Over 10 Indian firms are adopting a dual-track strategy, pursuing private placements alongside IPO plans to hedge against market volatility and secure valuation floors.

A Shift in Capital Raising Strategy

Indian companies preparing for public listings are increasingly adopting a 'dual-track' approach, balancing traditional Initial Public Offering (IPO) preparations with private placement avenues. According to investment bankers and deal advisors familiar with the matter, more than 10 active IPO mandates have shifted to this hybrid model over the past month alone.

This strategic pivot is particularly prevalent among firms targeting deal sizes in the ₹500 crore to ₹2,000 crore range. By pursuing private sales alongside formal listing plans, these companies are effectively hedging against market volatility and potential valuation gaps that can occur during the public offering process.

Why the Dual-Track Model Matters

For institutional investors and market participants, the dual-track trend signals a maturing capital market where issuers are becoming more sophisticated in their liquidity management. When a firm initiates a private sale, it often secures 'anchor' or 'pre-IPO' capital that provides a valuation floor. This provides a safety net should public market sentiment sour or if the regulatory timeline for the IPO faces unexpected delays.

Historically, the IPO process is fraught with 'execution risk'—the danger that public market demand fails to meet the issuer’s valuation expectations. By engaging with private equity firms, family offices, or sovereign wealth funds before the public roadshow, companies can de-risk their offerings. For traders, this influx of private capital into IPO-bound entities often serves as a precursor to a public debut, providing early indicators of institutional interest in the underlying business model.
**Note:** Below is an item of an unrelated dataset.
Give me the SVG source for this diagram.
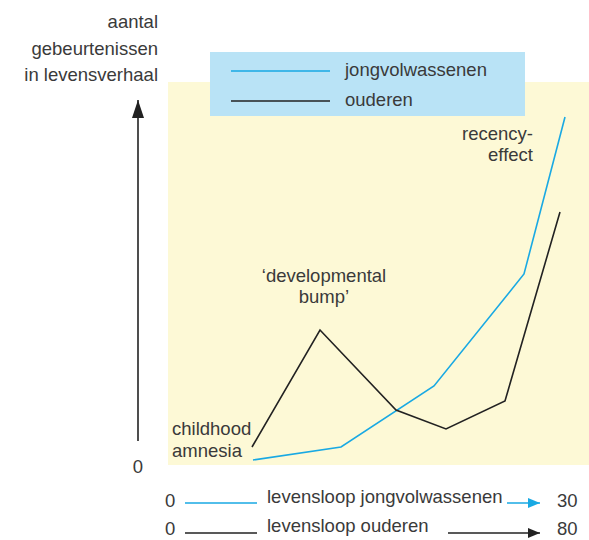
<svg xmlns="http://www.w3.org/2000/svg" width="589" height="540" viewBox="0 0 589 540">
  <style>
    text { font-family: "Liberation Sans", Arial, sans-serif; font-size: 18.5px; fill: #3a3a3a; }
    .end { text-anchor: end; }
    .mid { text-anchor: middle; }
    .blue { stroke: #19a9e3; stroke-width: 1.6; fill: none; }
    .black { stroke: #222; stroke-width: 1.6; fill: none; }
  </style>
  <defs>
    <marker id="arrowBlue" viewBox="0 0 12 10" refX="12" refY="5" markerWidth="12" markerHeight="10" markerUnits="userSpaceOnUse" orient="auto">
      <path d="M0,0 L12,5 L0,10 Z" fill="#19a9e3"/>
    </marker>
    <marker id="arrowBlack" viewBox="0 0 12 10" refX="12" refY="5" markerWidth="12" markerHeight="10" markerUnits="userSpaceOnUse" orient="auto">
      <path d="M0,0 L12,5 L0,10 Z" fill="#222"/>
    </marker>
    <marker id="arrowAxis" viewBox="0 0 18 12" refX="18" refY="6" markerWidth="18" markerHeight="12" markerUnits="userSpaceOnUse" orient="auto">
      <path d="M0,0 L18,6 L0,12 Z" fill="#222"/>
    </marker>
  </defs>

  <!-- plot area -->
  <rect id="plot-area" x="168" y="82" width="421" height="383" fill="#fdf9d6"/>

  <!-- legend -->
  <g id="legend">
    <rect x="210" y="52" width="315" height="64" fill="#b9e3f6"/>
    <line class="blue" x1="231" y1="71" x2="330" y2="71"/>
    <line class="black" x1="231" y1="101" x2="330" y2="101"/>
    <text x="345" y="76">jongvolwassenen</text>
    <text x="345" y="106">ouderen</text>
  </g>

  <!-- vertical axis -->
  <g id="y-axis">
    <line class="black" x1="138" y1="441" x2="138" y2="100" marker-end="url(#arrowAxis)"/>
    <text class="end" x="158" y="28">aantal</text>
    <text class="end" x="158" y="55">gebeurtenissen</text>
    <text class="end" x="158" y="81">in levensverhaal</text>
    <text class="mid" x="138" y="473">0</text>
  </g>

  <!-- curves -->
  <g id="curves">
    <polyline id="curve-young" class="blue" points="253,460 341,447 434,386 524,274 565,117"/>
    <polyline id="curve-old" class="black" points="252,447 320,330 396,410 446,429 505,401 560,212"/>
  </g>

  <!-- annotations -->
  <g id="labels">
    <text x="172" y="435">childhood</text>
    <text x="172" y="457">amnesia</text>
    <text class="mid" x="324" y="282">‘developmental</text>
    <text class="mid" x="324" y="303">bump’</text>
    <text class="end" x="533" y="140">recency-</text>
    <text class="end" x="533" y="161">effect</text>
  </g>

  <!-- horizontal axes -->
  <g id="x-axes">
    <text x="165" y="507">0</text>
    <line class="blue" x1="185" y1="503" x2="257" y2="503"/>
    <text x="267" y="503">levensloop jongvolwassenen</text>
    <line class="blue" x1="507" y1="503" x2="540" y2="503" marker-end="url(#arrowBlue)"/>
    <text x="557" y="507">30</text>

    <text x="165" y="535">0</text>
    <line class="black" x1="185" y1="533" x2="257" y2="533"/>
    <text x="267" y="532">levensloop ouderen</text>
    <line class="black" x1="448" y1="533" x2="540" y2="533" marker-end="url(#arrowBlack)"/>
    <text x="557" y="535">80</text>
  </g>
</svg>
Market Implications and Valuation Dynamics

The focus on the ₹500-2,000 crore segment is significant. This 'mid-market' range is often the most sensitive to broader macroeconomic headwinds, such as fluctuations in interest rates or shifts in the Nifty 50 performance. If a company can prove its value through a private placement, it gains leverage during public price discovery, potentially leading to a more successful listing performance.

Bankers note that this trend is not merely a sign of caution, but a sign of strategic efficiency. By running both processes in parallel, companies can maintain competitive tension between private investors and potential public market subscribers, ensuring they secure the most favorable cost of capital.

Looking Ahead: What to Monitor

As the Indian primary market continues to show resilience, the success of these dual-track mandates will be a key metric for the health of the broader equity ecosystem. Investors should watch for announcements regarding pre-IPO funding rounds, as these often provide clear clues about the anticipated valuation range of the subsequent public offering.

Furthermore, the speed at which these 10+ mandates move from private placement to public filing will indicate the level of confidence issuers have in the current market window. For those monitoring Indian equities, the ability to discern whether a firm is prioritizing a private exit or a public listing will be crucial for positioning in the coming fiscal quarters.